Created attachment 33713 [details] Draft patch Here is a draft patch. If this makes sense I'll regtest and send to gcc-patches.
If g is called with argument that is usually 0, then the partial inlining makes sense. I guess it is a problem that we try to apply stack size limit to prevent inlining of .part into the original function body. Pehraps inliner should special case this and bypass the limits?
> If g is called with argument that is usually 0, > then the partial inlining makes sense. But note that there are zero callers of g in the file so no inlining can happen anyway. Frankly I was surprised to see this !address_taken there, what's the reasoning behind it? > I guess it is a problem that we try to apply stack size limit > to prevent inlining of .part into the original function body. Exactly. > Perhaps inliner should special case this and bypass the limits? You mean ignore stack limits if we somehow know that callee was originally part of the caller? Probably could be done but looks somewhat hacky.
Note the section of the split function is also different from the original function if the user had supplied a section.

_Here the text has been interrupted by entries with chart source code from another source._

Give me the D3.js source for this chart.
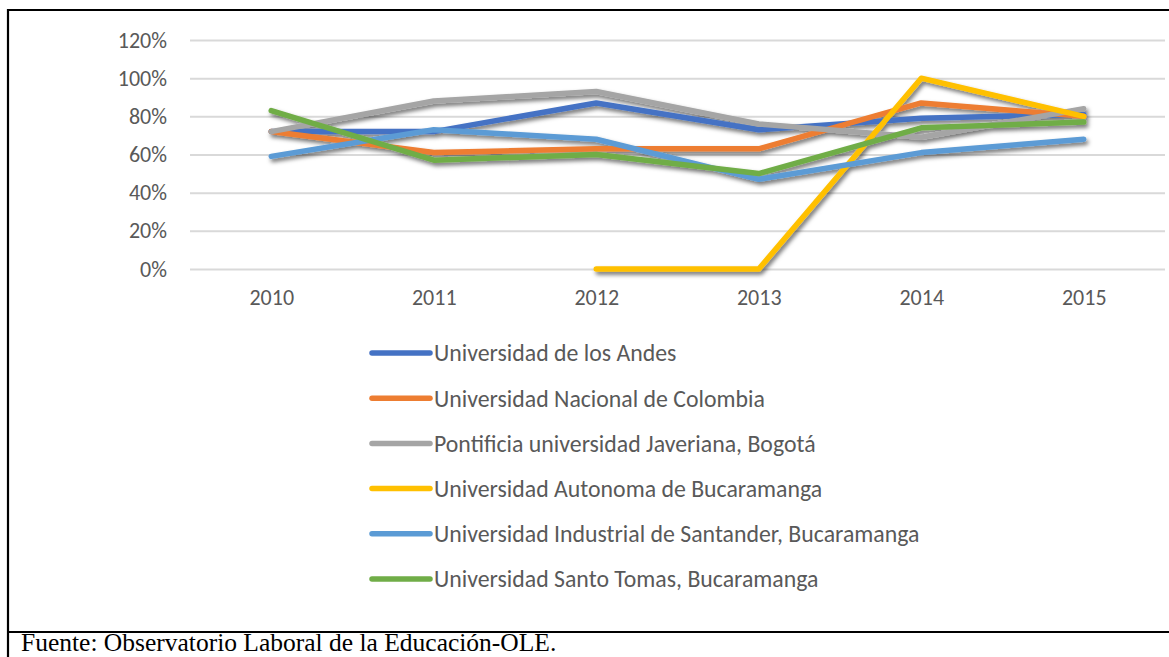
<!DOCTYPE html>
<html>
<head>
<meta charset="utf-8">
<script src="https://cdn.jsdelivr.net/npm/d3@7"></script>
<style>
  body { margin: 0; background: #fff; }
  svg { display: block; }
  .tick text { fill: #595959; }
</style>
</head>
<body>
<svg id="chart" width="1169" height="657"></svg>
<script>
// years on the category axis
const years = ['2010', '2011', '2012', '2013', '2014', '2015'];
const yTicks = [0, 0.2, 0.4, 0.6, 0.8, 1.0, 1.2];

// series values (null = no data)
const andes      = [0.72, 0.72, 0.87, 0.73, 0.79, 0.81];
const nacional   = [0.72, 0.61, 0.63, 0.63, 0.87, 0.80];
const javeriana  = [0.72, 0.88, 0.93, 0.76, 0.69, 0.84];
const autonoma   = [null, null, 0.00, 0.00, 1.00, 0.80];
const industrial = [0.59, 0.73, 0.68, 0.47, 0.61, 0.68];
const santoTomas = [0.83, 0.57, 0.60, 0.50, 0.74, 0.77];

const seriesNames = [
    'Universidad de los Andes',
    'Universidad Nacional de Colombia',
    'Pontificia universidad Javeriana, Bogotá',
    'Universidad Autonoma de Bucaramanga',
    'Universidad Industrial de Santander, Bucaramanga',
    'Universidad Santo Tomas, Bucaramanga'
];
const seriesValues = [andes, nacional, javeriana, autonoma, industrial, santoTomas];
const colors = ['#4472C4', '#ED7D31', '#A5A5A5', '#FFC000', '#5B9BD5', '#70AD47'];

const series = seriesNames.map(function(name, i) {
    return { name: name, color: colors[i], values: seriesValues[i] };
});

const svg = d3.select('#chart');
const font = 'Carlito, Lato, "Liberation Sans", sans-serif';

// drop shadow like the spreadsheet's line effect
const defs = svg.append('defs');
defs.append('filter')
    .attr('id', 'shadow')
    .attr('x', '-10%').attr('y', '-20%')
    .attr('width', '120%').attr('height', '140%')
  .append('feDropShadow')
    .attr('dx', 2).attr('dy', 3)
    .attr('stdDeviation', 2)
    .attr('flood-color', '#000')
    .attr('flood-opacity', 0.55);

// scales
let x = d3.scalePoint()
    .domain(years)
    .range([190, 1165])
    .padding(0.5);
let y = d3.scaleLinear()
    .domain([0, 1.2])
    .range([269, 40]);

// gridlines + y labels
let yAxis = d3.axisLeft(y)
    .tickValues(yTicks)
    .tickFormat(d3.format('.0%'))
    .tickSize(-975)
    .tickPadding(23);
svg.append('g')
    .attr('transform', 'translate(190,0)')
    .call(yAxis)
    .call(function(g) {
        g.select('.domain').remove();
        g.selectAll('.tick line').attr('stroke', '#D9D9D9').attr('stroke-width', 2);
        g.selectAll('.tick text')
            .attr('font-family', font)
            .attr('font-size', 22);
    });

// x labels
let xAxis = d3.axisBottom(x).tickSize(0).tickPadding(20);
svg.append('g')
    .attr('transform', 'translate(0,269)')
    .call(xAxis)
    .call(function(g) {
        g.select('.domain').remove();
        g.selectAll('.tick text')
            .attr('font-family', font)
            .attr('font-size', 22);
    });

// lines
let line = d3.line()
    .defined(function(d) { return d !== null; })
    .x(function(d, i) { return x(years[i]); })
    .y(function(d) { return y(d); });

svg.append('g')
    .attr('filter', 'url(#shadow)')
    .selectAll('path')
    .data(series)
    .join('path')
    .attr('d', function(d) { return line(d.values); })
    .attr('fill', 'none')
    .attr('stroke', function(d) { return d.color; })
    .attr('stroke-width', 5.5)
    .attr('stroke-linecap', 'round')
    .attr('stroke-linejoin', 'round');

// legend
let legend = svg.append('g')
    .selectAll('g')
    .data(series)
    .join('g')
    .attr('transform', function(d, i) { return 'translate(372,' + (353 + i * 45.2) + ')'; });

legend.append('line')
    .attr('x1', 0).attr('x2', 58)
    .attr('stroke', function(d) { return d.color; })
    .attr('stroke-width', 5.5)
    .attr('stroke-linecap', 'round');

legend.append('text')
    .attr('x', 62)
    .attr('dy', '0.35em')
    .attr('font-family', font)
    .attr('font-size', 23.8)
    .attr('fill', '#595959')
    .text(function(d) { return d.name; });

// frame of the figure
svg.append('path')
    .attr('d', 'M8,657 V10 H1169 M8,632 H1169')
    .attr('fill', 'none')
    .attr('stroke', '#000')
    .attr('stroke-width', 2.2);

// source note
svg.append('text')
    .attr('x', 21)
    .attr('y', 651)
    .attr('font-family', '"Liberation Serif", "Times New Roman", serif')
    .attr('font-size', 25.5)
    .attr('fill', '#000')
    .text('Fuente: Observatorio Laboral de la Educación-OLE.');
</script>
</body>
</html>
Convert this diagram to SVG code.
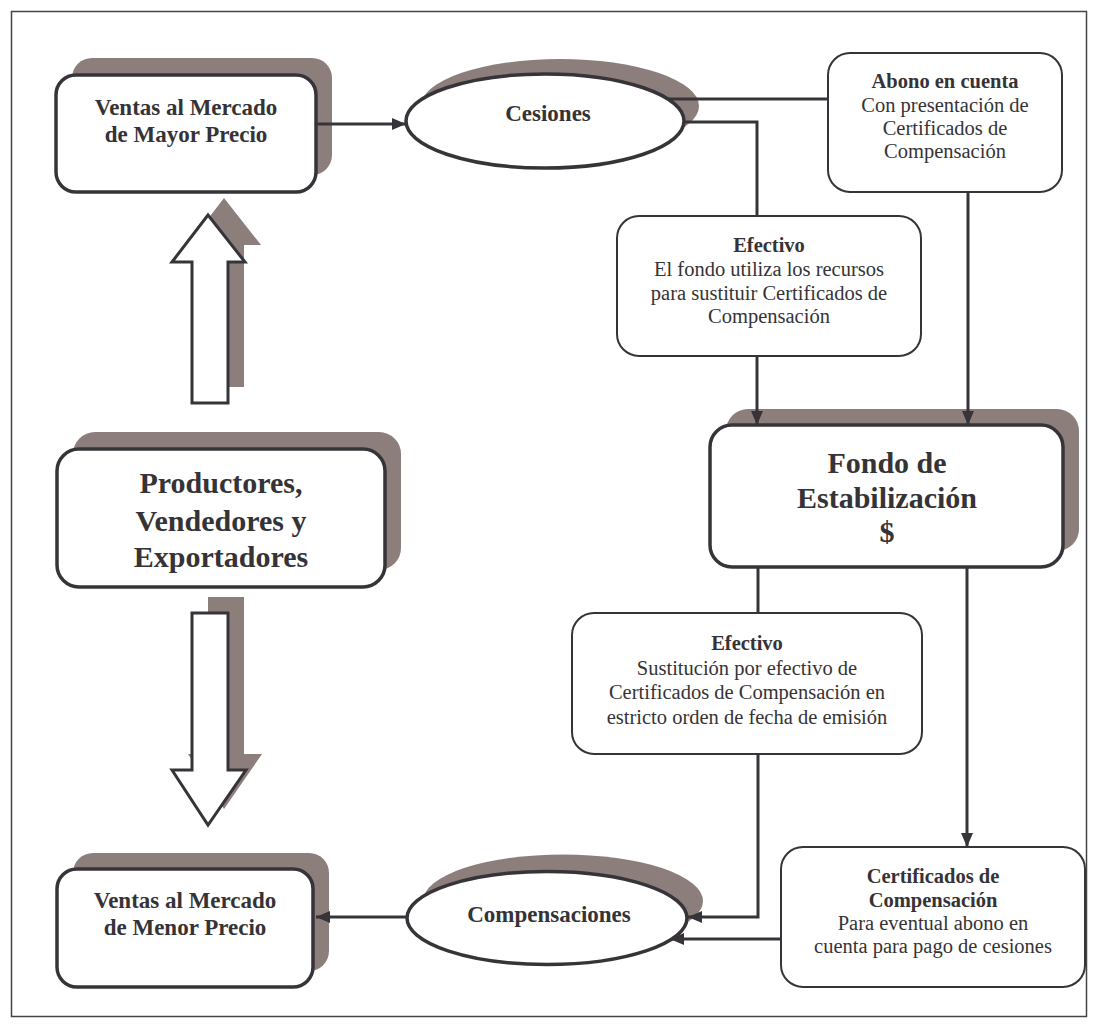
<svg xmlns="http://www.w3.org/2000/svg" width="1098" height="1026" viewBox="0 0 1098 1026">
<defs>
<style>
.sh{fill:#8c7f7b}
.main{fill:#fff;stroke:#363438;stroke-width:3.5}
.box{fill:#fff;stroke:#363438;stroke-width:2}
.blk{fill:#fff;stroke:#363438;stroke-width:3}
.conn{fill:none;stroke:#363438;stroke-width:3}
text{font-family:"Liberation Serif","Times New Roman",serif;fill:#353336;text-anchor:middle}
.b{font-weight:bold}
.t23{font-size:23px}
.t30{font-size:30px}
.t20{font-size:20.5px}
</style>
<marker id="ah" viewBox="0 0 14 12" refX="14" refY="6" markerWidth="14" markerHeight="12" markerUnits="userSpaceOnUse" orient="auto">
<path d="M0,0 L14,6 L0,12 z" fill="#363438"/>
</marker>
</defs>
<rect x="0" y="0" width="1098" height="1026" fill="#fff"/>
<rect x="11.5" y="11.5" width="1075" height="1005" fill="none" stroke="#444" stroke-width="1.5"/>

<!-- shadows -->
<g id="shadows">
<rect class="sh" x="72" y="58" width="260" height="117" rx="20"/>
<ellipse class="sh" cx="560" cy="106" rx="139" ry="47"/>
<polygon class="sh" points="224,198 261,245 244,245 244,387 208,387 208,245 188,245"/>
<rect class="sh" x="73" y="432" width="328" height="138" rx="22"/>
<polygon class="sh" points="208,597 244,597 244,754 262,754 224,809 188,754 208,754"/>
<rect class="sh" x="726" y="409" width="353" height="142" rx="22"/>
<rect class="sh" x="73" y="853" width="256" height="118" rx="20"/>
<ellipse class="sh" cx="563" cy="901" rx="140" ry="46.5"/>
</g>

<g id="connectors">
<path class="conn" d="M316,124 L406,124" marker-end="url(#ah)"/>
<path class="conn" d="M668,99 L828,99"/>
<path class="conn" d="M684,122 L757,122 L757,216"/>
<path class="conn" d="M757,356 L757,425" marker-end="url(#ah)"/>
<path class="conn" d="M968,192 L968,425" marker-end="url(#ah)"/>
<path class="conn" d="M758,567 L758,613"/>
<path class="conn" d="M758,754 L758,917 L688,917" marker-end="url(#ah)"/>
<path class="conn" d="M967,567 L967,847" marker-end="url(#ah)"/>
<path class="conn" d="M781,939 L670,939" marker-end="url(#ah)"/>
<path class="conn" d="M407,917 L316,917" marker-end="url(#ah)"/>
</g>

<g id="ventas-mayor">
<rect class="main" x="56" y="75" width="260" height="117" rx="20"/>
<text class="b t23" x="186" y="115">Ventas al Mercado</text>
<text class="b t23" x="186" y="142">de Mayor Precio</text>
</g>

<g id="cesiones">
<ellipse class="main" cx="545" cy="121" rx="139" ry="47"/>
<text class="b t23" x="548" y="121">Cesiones</text>
</g>

<g id="abono">
<rect class="box" x="828" y="53" width="234" height="139" rx="22"/>
<text class="b t20" x="945" y="88">Abono en cuenta</text>
<text class="t20" x="945" y="112">Con presentación de</text>
<text class="t20" x="945" y="135">Certificados de</text>
<text class="t20" x="945" y="158">Compensación</text>
</g>

<g id="efectivo1">
<rect class="box" x="617" y="216" width="304" height="140" rx="22"/>
<text class="b t20" x="769" y="252">Efectivo</text>
<text class="t20" x="769" y="276">El fondo utiliza los recursos</text>
<text class="t20" x="769" y="300">para sustituir Certificados de</text>
<text class="t20" x="769" y="323">Compensación</text>
</g>

<g id="arrow-up">
<polygon class="blk" points="208,215 245,262 228,262 228,403 192,403 192,262 172,262"/>
</g>

<g id="productores">
<rect class="main" x="57" y="449" width="328" height="138" rx="22"/>
<text class="b t30" x="221" y="493">Productores,</text>
<text class="b t30" x="221" y="531">Vendedores y</text>
<text class="b t30" x="221" y="567">Exportadores</text>
</g>

<g id="fondo">
<rect class="main" x="710" y="425" width="353" height="142" rx="22"/>
<text class="b t30" x="887" y="473">Fondo de</text>
<text class="b t30" x="887" y="508">Estabilización</text>
<text class="b t30" x="887" y="542">$</text>
</g>

<g id="arrow-down">
<polygon class="blk" points="192,613 228,613 228,770 246,770 208,825 172,770 192,770"/>
</g>

<g id="efectivo2">
<rect class="box" x="572" y="613" width="350" height="141" rx="22"/>
<text class="b t20" x="747" y="650">Efectivo</text>
<text class="t20" x="747" y="675">Sustitución por efectivo de</text>
<text class="t20" x="747" y="699">Certificados de Compensación en</text>
<text class="t20" x="747" y="724">estricto orden de fecha de emisión</text>
</g>

<g id="ventas-menor">
<rect class="main" x="57" y="869" width="256" height="118" rx="20"/>
<text class="b t23" x="185" y="908">Ventas al Mercado</text>
<text class="b t23" x="185" y="935">de Menor Precio</text>
</g>

<g id="compensaciones">
<ellipse class="main" cx="547" cy="918" rx="140" ry="46.5"/>
<text class="b t23" x="549" y="922">Compensaciones</text>
</g>

<g id="certificados">
<rect class="box" x="781" y="847" width="304" height="140" rx="22"/>
<text class="b t20" x="933" y="883">Certificados de</text>
<text class="b t20" x="933" y="907">Compensación</text>
<text class="t20" x="933" y="930">Para eventual abono en</text>
<text class="t20" x="933" y="953">cuenta para pago de cesiones</text>
</g>
</svg>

> The attached reprocase contains an innocent function which can not ever benefit from inlining. That is not true any more. In GCC 10+, we get: g: testl %edi, %edi jne .L8 subq $1016, %rsp xorl %eax, %eax movq %rsp, %rdi call f addq $1016, %rsp ret .p2align 4,,10 .p2align 3 .L8: jmp g.part.0 g.part.0: subq $8, %rsp xorl %eax, %eax call f xorl %eax, %eax call f xorl %eax, %eax call f xorl %eax, %eax call f xorl %eax, %eax addq $8, %rsp jmp f So we conserve stack space now due to two things, conditional shrink wrapping and being able to tail callto g.part.0. The performance miss is just one unconditional jump (there is another bug handling conditional tail calls already). So all fixed in GCC 10+.